Submitted by Simon Black of Sovereign Man blog,
In George Orwell’s seminal work 1984, there’s a really great scene early in the book between Winston (the main character) and Syme, a low-level functionary at the Ministry of Truth.
Syme is working on the 11th Edition of the Newspeak Dictionary, and he explains to Winston how the Ministry of Truth is actually removing words from the English vocabulary.
In Newspeak, words like -freedom- have been struck from the dictionary altogether, to the point that the mere concept of liberty would be incommunicable in the future.
I thought about this scene recently as I was testing out Google’s new Ngram Viewer tool.
If you haven’t seen it yet, Google has digitized over a million books that were printed as far back as 1500, and they’ve made the contents searchable within their own database.
The Ngram Viewer allows you to search for particular keywords. And you can see over time how prevalent the search terms were for particular years.
Out of curiosity, I searched for the term “gold” in English language books starting in 1776.
As one would expect back in the 18th and 19th centuries when gold was actually considered money, the instances of the word ‘gold’ favored prevalently in English language books at the time.
The trend continued into the early part of the 20th century.
But then something interesting happened in the mid-1930s. The use of the word ‘gold’ in English language books reached its peak… and began a steep, multi-decade decline.

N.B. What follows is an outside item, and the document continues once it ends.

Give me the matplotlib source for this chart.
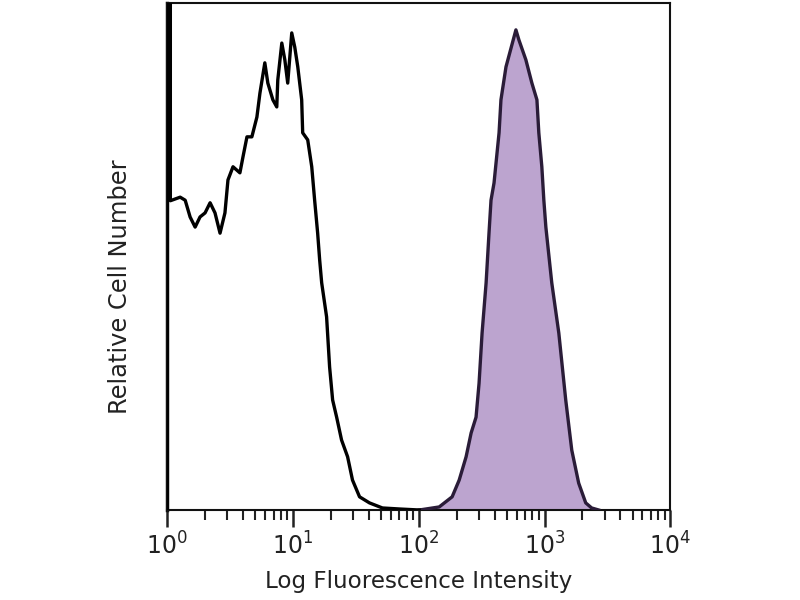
import numpy as np
import matplotlib
matplotlib.use("Agg")
import matplotlib.pyplot as plt
from matplotlib.ticker import LogLocator, FixedLocator, NullFormatter

# Unstained / isotype control (open histogram): log10 intensity and relative count
control_log = [0.000, 0.000, 0.025, 0.025, 0.103, 0.143, 0.182, 0.222, 0.261, 0.301,
               0.341, 0.380, 0.420, 0.459, 0.483, 0.523, 0.578, 0.602, 0.634, 0.673,
               0.713, 0.737, 0.776, 0.800, 0.840, 0.871, 0.879, 0.911, 0.935, 0.958,
               0.990, 1.014, 1.038, 1.069, 1.077, 1.117, 1.149, 1.172, 1.196, 1.212,
               1.228, 1.267, 1.291, 1.315, 1.347, 1.386, 1.434, 1.473, 1.529, 1.608,
               1.711, 1.846, 2.004]
control_cnt = [0.000, 1.200, 1.200, 0.610, 0.617, 0.611, 0.578, 0.558, 0.578, 0.586,
               0.606, 0.586, 0.546, 0.586, 0.651, 0.677, 0.665, 0.696, 0.736, 0.736,
               0.775, 0.822, 0.882, 0.842, 0.809, 0.795, 0.848, 0.921, 0.888, 0.842,
               0.941, 0.913, 0.874, 0.809, 0.744, 0.730, 0.677, 0.611, 0.546, 0.493,
               0.448, 0.381, 0.282, 0.217, 0.183, 0.138, 0.105, 0.059, 0.026, 0.014,
               0.004, 0.002, 0.000]

# Stained sample (filled histogram)
stained_log = [2.004, 2.162, 2.265, 2.321, 2.376, 2.416, 2.455, 2.479, 2.503, 2.535,
               2.558, 2.574, 2.598, 2.638, 2.653, 2.693, 2.772, 2.796, 2.851, 2.899,
               2.939, 2.954, 2.978, 2.994, 3.010, 3.057, 3.113, 3.168, 3.216, 3.271,
               3.327, 3.374, 3.430]
stained_cnt = [0.000, 0.006, 0.026, 0.059, 0.105, 0.152, 0.183, 0.250, 0.349, 0.448,
               0.546, 0.611, 0.645, 0.744, 0.809, 0.874, 0.947, 0.927, 0.888, 0.842,
               0.809, 0.744, 0.677, 0.611, 0.558, 0.448, 0.349, 0.217, 0.118, 0.053,
               0.014, 0.004, 0.000]

decade_labels = [r"$10^0$", r"$10^1$", r"$10^2$", r"$10^3$", r"$10^4$"]

fig = plt.figure(figsize=(8, 6), dpi=100)
ax = fig.add_axes([0.209, 0.15, 0.629, 0.845])

sx = 10 ** np.array(stained_log)
ax.fill_between(sx, stained_cnt, 0, color="#bca4cf", linewidth=0, zorder=2)
ax.plot(sx, stained_cnt, color="#2a1c38", linewidth=2.4, zorder=3)

cx = 10 ** np.array(control_log)
ax.plot(cx, control_cnt, color="black", linewidth=2.4, zorder=4)

ax.set_xscale("log")
ax.set_xlim(1, 1e4)
ax.set_ylim(0, 1.0)

ax.xaxis.set_major_locator(FixedLocator([1, 10, 100, 1000, 10000]))
ax.set_xticklabels(decade_labels)
ax.xaxis.set_minor_locator(LogLocator(base=10, subs=np.arange(2, 10)))
ax.xaxis.set_minor_formatter(NullFormatter())
ax.tick_params(axis="x", which="major", direction="out", length=12, width=1.8,
               labelsize=17, colors="#222222", pad=4)
ax.tick_params(axis="x", which="minor", direction="out", length=7, width=1.5,
               colors="#222222")
ax.set_yticks([])

for s in ax.spines.values():
    s.set_linewidth(1.5)
    s.set_color("#111111")
ax.spines["left"].set_linewidth(2.5)

ax.set_xlabel("Log Fluorescence Intensity", fontsize=16.6, color="#222222")
ax.xaxis.set_label_coords(0.5, -0.118)
ax.set_ylabel("Relative Cell Number", fontsize=17.4, color="#222222")
ax.yaxis.set_label_coords(-0.07, 0.44)

fig.savefig("out.png", dpi=100)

Further investigation shows that the peak actually occurred in 1933. And as any student of gold in modern history knows, 1933 was the same year that the President of the United States (FDR) criminalized the private ownership of gold.
It remained this way for four decades. And by the time Gerald Ford repealed the prohibition on gold ownership, the concept of gold being money had been permanently struck from the American psyche, just as the Orwellian Newspeak dictionary had done.
By the mid-1970s (and through today), people have become readily accepting of the idea that money was nothing more than pieces of paper conjured at will by central bankers.
The good news is that, according to Google’s data, there seems to be slight uptick in the number of instances of the word ‘gold’ in English language books over the last 10-years or so.
No doubt, this probably has a lot to do with gold’s seemingly interminable rise relative to paper currency.
One can hope that the trend will hold… that more people will wake up to the reality that the central-bank controlled fiat currency system is a total fraud.